China’s central bank conducted reverse-repurchase operations for the first time in five months, helping alleviate a cash squeeze that drove the benchmark interbank lending rate to a four-week high.

The People’s Bank of China added 17 billion yuan ($2.8 billion) to the financial system today at ayield of 4.4 percent using seven-day reverse repos. That compares with 3.35 percent when the contracts were last issued on Jan. 31 and 3.45 percent at a Feb. 7 auction of 14-day agreements, according to central bank data compiled by Bloomberg. Interest-rate swaps and money-market rates declined, while China’s stocks rose.

“The PBOC is not prepared to ease liquidity aggressively; that’s why they offered these reverse repos at a higher rate than before,” said Albert Leung, a strategist at Bank of America Merrill Lynch in Hong Kong. “At the same time they are also prepared to step in when the liquidity is too tight, so most likely the situation will be that liquidity will be tighter in the second half of the year than the first half.

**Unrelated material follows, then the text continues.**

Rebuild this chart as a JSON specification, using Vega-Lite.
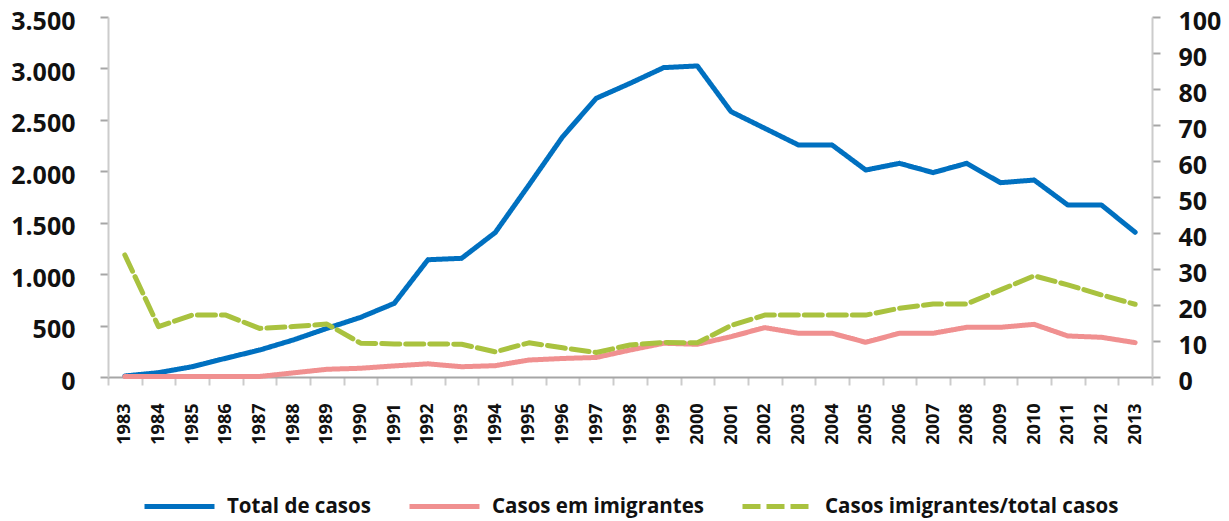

China’s central bank has injected money into the financial system for the first time in nearly half a year, seeking to stave off a repeat of the cash crunch that blighted the economy in June.

The People’s Bank of China pumped Rmb17bn ($2.8bn) into the money market via seven-day reverse repurchase agreements on Tuesday, the first time it has conducted that kind of liquidity injection since February 7.

The amount was relatively small but its intent to prevent cash rates from drifting too high was clear, and the impact was immediate. The seven-day bond repurchase rate, a key gauge of short-term liquidity in China, fell 14 basis points to 4.98 per cent. The stock market also jumped, with the Shanghai Composite Index gaining nearly 1 per cent.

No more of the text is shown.